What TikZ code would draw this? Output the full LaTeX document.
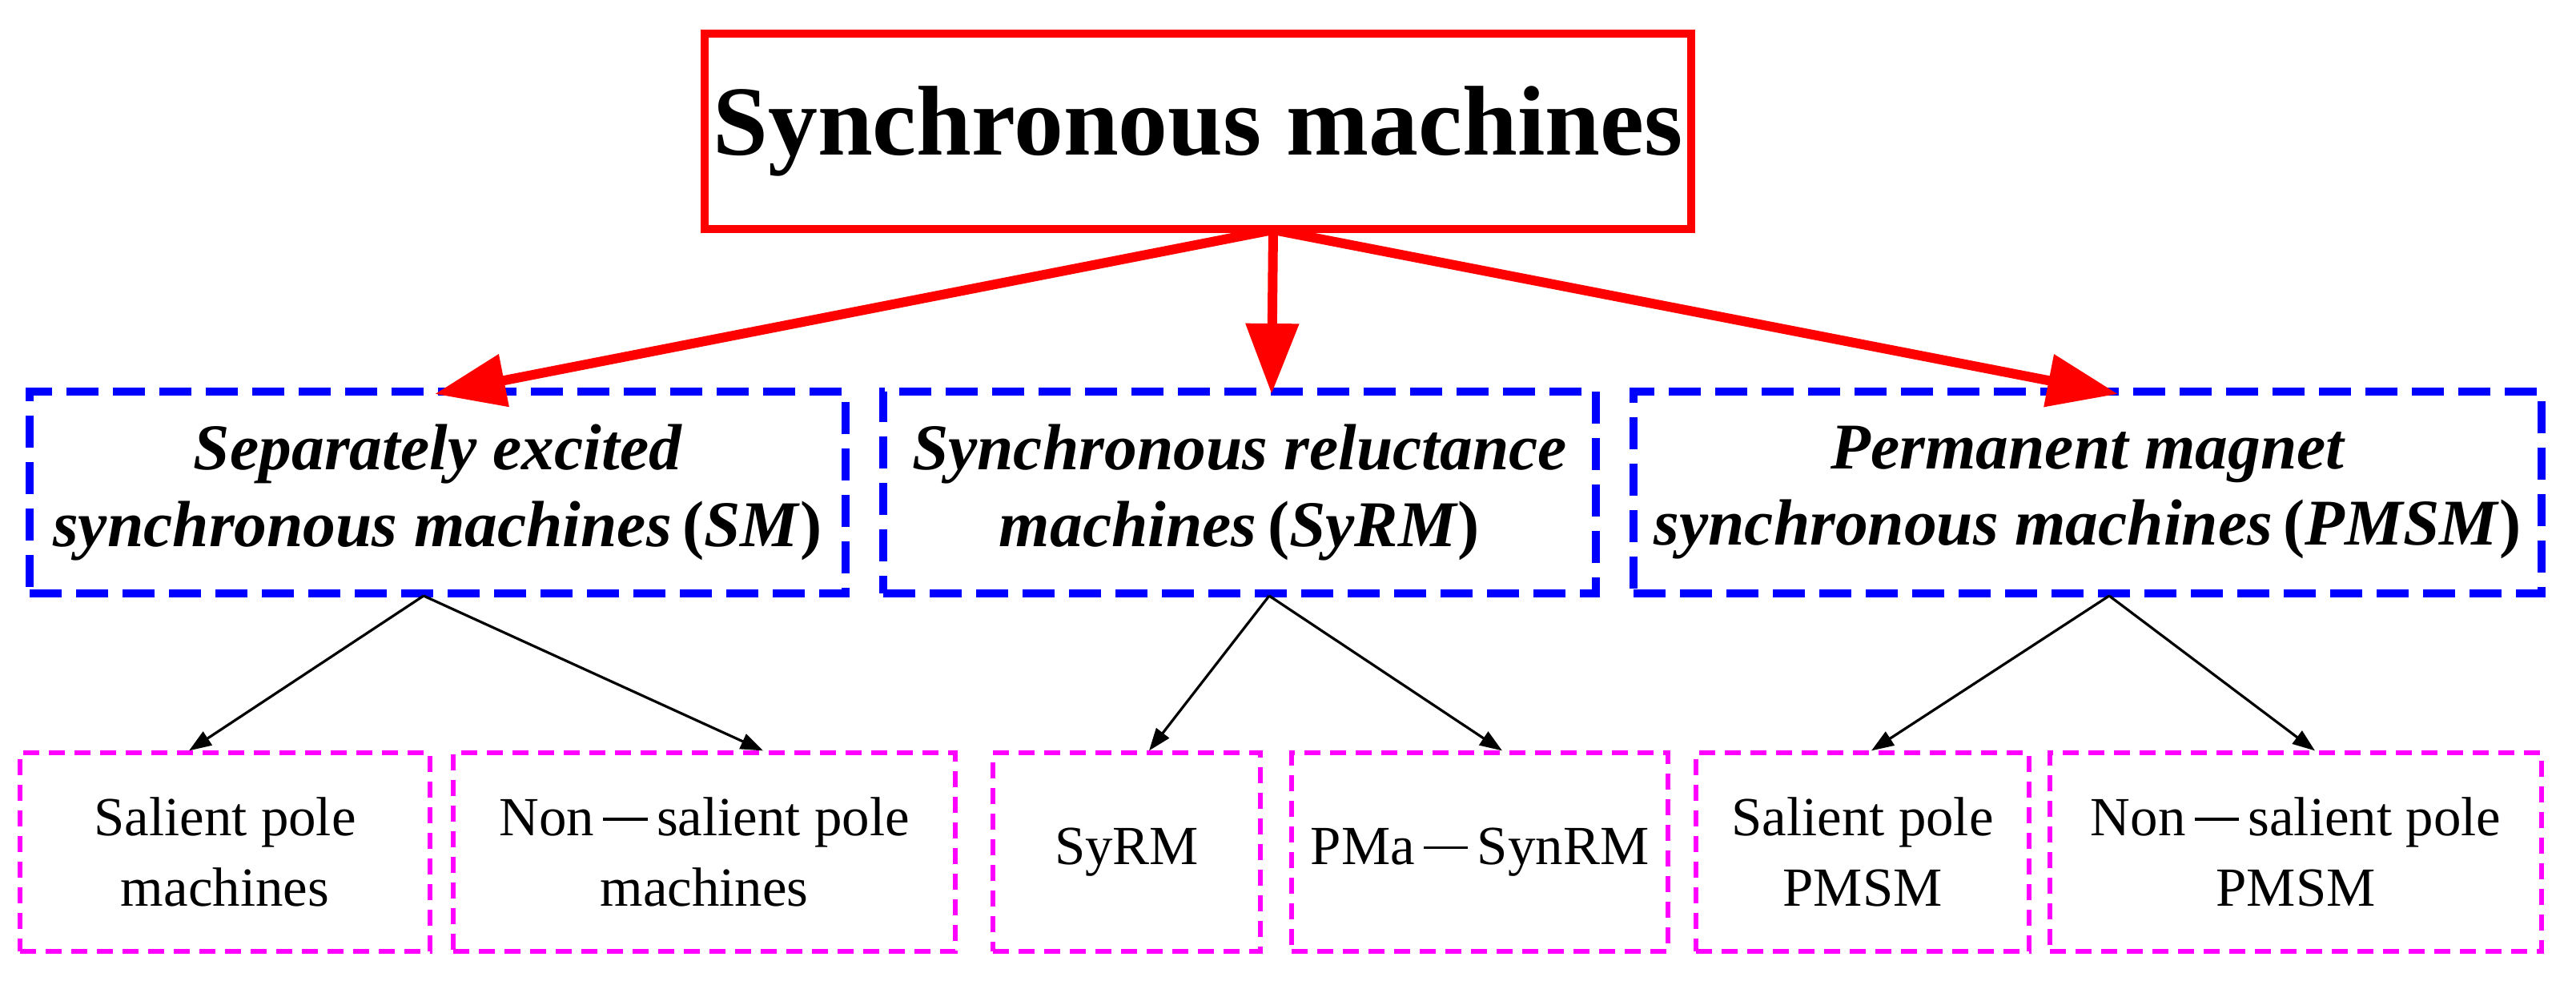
\documentclass[tikz,border=0pt]{standalone}
\usepackage{fontspec}
\setmainfont{Liberation Serif}
\usetikzlibrary{arrows.meta}
\definecolor{mag}{RGB}{255,0,255}
\definecolor{bl}{RGB}{0,0,255}
\definecolor{rd}{RGB}{255,0,0}
\newcommand{\mydash}{\,\rule[0.28em]{0.8em}{0.05em}\,}
\begin{document}
\begin{tikzpicture}[x=0.25mm,y=-0.25mm,
 top/.style={draw=rd,line width=2.5mm,minimum width=308mm,minimum height=61mm,font=\fontsize{88}{96}\selectfont\bfseries,inner sep=0},
 mid/.style={draw=bl,line width=2.3mm,dash pattern=on 10mm off 4.5mm,font=\fontsize{58}{68}\selectfont\bfseries\itshape,align=center,inner sep=0,minimum height=63mm},
 low/.style={draw=mag,line width=1.3mm,dash pattern=on 5mm off 3mm,font=\fontsize{49}{62}\selectfont,align=center,inner sep=0,minimum height=62mm},
 big/.style={rd,line width=3mm,-{Triangle[length=22mm,width=16mm]}},
 small/.style={black,line width=0.8mm,-{Triangle[length=7mm,width=5mm]}}]
\useasboundingbox (0,0) rectangle (3217,1229);
\node[top] (t) at (1496,164) {Synchronous machines};
\node[mid,minimum width=254.75mm] (sm) at (546.5,615) {Separately excited\\synchronous machines\,\textup{(}SM\textup{)}};
\node[mid,minimum width=222.5mm] (sy) at (1548,615) {Synchronous reluctance\\machines\,\textup{(}SyRM\textup{)}};
\node[mid,minimum width=283.5mm] (pm) at (2607,615) {Permanent magnet\\synchronous machines\,\textup{(}PMSM\textup{)}};
\node[low,minimum width=128mm] (b1) at (281,1064) {Salient pole\\machines};
\node[low,minimum width=156.75mm] (b2) at (879.5,1064) {Non\mydash salient pole\\machines};
\node[low,minimum width=83.5mm] (b3) at (1407,1064) {SyRM};
\node[low,minimum width=117.5mm] (b4) at (1848,1064) {PMa\mydash SynRM};
\node[low,minimum width=104mm] (b5) at (2326,1064) {Salient pole\\PMSM};
\node[low,minimum width=153.5mm] (b6) at (2867,1064) {Non\mydash salient pole\\PMSM};
\coordinate (s) at (1590,287);
\coordinate (a1) at (543,492);
\coordinate (a2) at (1588,492);
\coordinate (a3) at (2645,492);
\draw[big] (s) -- (a1);
\draw[big] (s) -- (a2);
\draw[big] (s) -- (a3);
\coordinate (m1) at (529,744);
\coordinate (m2) at (1585,744);
\coordinate (m3) at (2634,744);
\draw[small] (m1) -- (b1.north -| 236,0);
\draw[small] (m1) -- (b2.north -| 953,0);
\draw[small] (m2) -- (b3.north -| 1435,0);
\draw[small] (m2) -- (b4.north -| 1876,0);
\draw[small] (m3) -- (b5.north -| 2337,0);
\draw[small] (m3) -- (b6.north -| 2891,0);
\end{tikzpicture}
\end{document}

━━━━━━━━━━

OBJECTIVE: Pictures are excluded; output everything else in the data verbatim.

RESPONSE FOR THIS EXERCISE:
What TikZ code would draw this? Output the full LaTeX document.
\documentclass[tikz,border=0pt]{standalone}
\usepackage{fontspec}
\setmainfont{Liberation Serif}
\usetikzlibrary{arrows.meta}
\definecolor{mag}{RGB}{255,0,255}
\definecolor{bl}{RGB}{0,0,255}
\definecolor{rd}{RGB}{255,0,0}
\newcommand{\mydash}{\,\rule[0.28em]{0.8em}{0.05em}\,}
\begin{document}
\begin{tikzpicture}[x=0.25mm,y=-0.25mm,
 top/.style={draw=rd,line width=2.5mm,minimum width=308mm,minimum height=61mm,font=\fontsize{88}{96}\selectfont\bfseries,inner sep=0},
 mid/.style={draw=bl,line width=2.3mm,dash pattern=on 10mm off 4.5mm,font=\fontsize{58}{68}\selectfont\bfseries\itshape,align=center,inner sep=0,minimum height=63mm},
 low/.style={draw=mag,line width=1.3mm,dash pattern=on 5mm off 3mm,font=\fontsize{49}{62}\selectfont,align=center,inner sep=0,minimum height=62mm},
 big/.style={rd,line width=3mm,-{Triangle[length=22mm,width=16mm]}},
 small/.style={black,line width=0.8mm,-{Triangle[length=7mm,width=5mm]}}]
\useasboundingbox (0,0) rectangle (3217,1229);
\node[top] (t) at (1496,164) {Synchronous machines};
\node[mid,minimum width=254.75mm] (sm) at (546.5,615) {Separately excited\\synchronous machines\,\textup{(}SM\textup{)}};
\node[mid,minimum width=222.5mm] (sy) at (1548,615) {Synchronous reluctance\\machines\,\textup{(}SyRM\textup{)}};
\node[mid,minimum width=283.5mm] (pm) at (2607,615) {Permanent magnet\\synchronous machines\,\textup{(}PMSM\textup{)}};
\node[low,minimum width=128mm] (b1) at (281,1064) {Salient pole\\machines};
\node[low,minimum width=156.75mm] (b2) at (879.5,1064) {Non\mydash salient pole\\machines};
\node[low,minimum width=83.5mm] (b3) at (1407,1064) {SyRM};
\node[low,minimum width=117.5mm] (b4) at (1848,1064) {PMa\mydash SynRM};
\node[low,minimum width=104mm] (b5) at (2326,1064) {Salient pole\\PMSM};
\node[low,minimum width=153.5mm] (b6) at (2867,1064) {Non\mydash salient pole\\PMSM};
\coordinate (s) at (1590,287);
\coordinate (a1) at (543,492);
\coordinate (a2) at (1588,492);
\coordinate (a3) at (2645,492);
\draw[big] (s) -- (a1);
\draw[big] (s) -- (a2);
\draw[big] (s) -- (a3);
\coordinate (m1) at (529,744);
\coordinate (m2) at (1585,744);
\coordinate (m3) at (2634,744);
\draw[small] (m1) -- (b1.north -| 236,0);
\draw[small] (m1) -- (b2.north -| 953,0);
\draw[small] (m2) -- (b3.north -| 1435,0);
\draw[small] (m2) -- (b4.north -| 1876,0);
\draw[small] (m3) -- (b5.north -| 2337,0);
\draw[small] (m3) -- (b6.north -| 2891,0);
\end{tikzpicture}
\end{document}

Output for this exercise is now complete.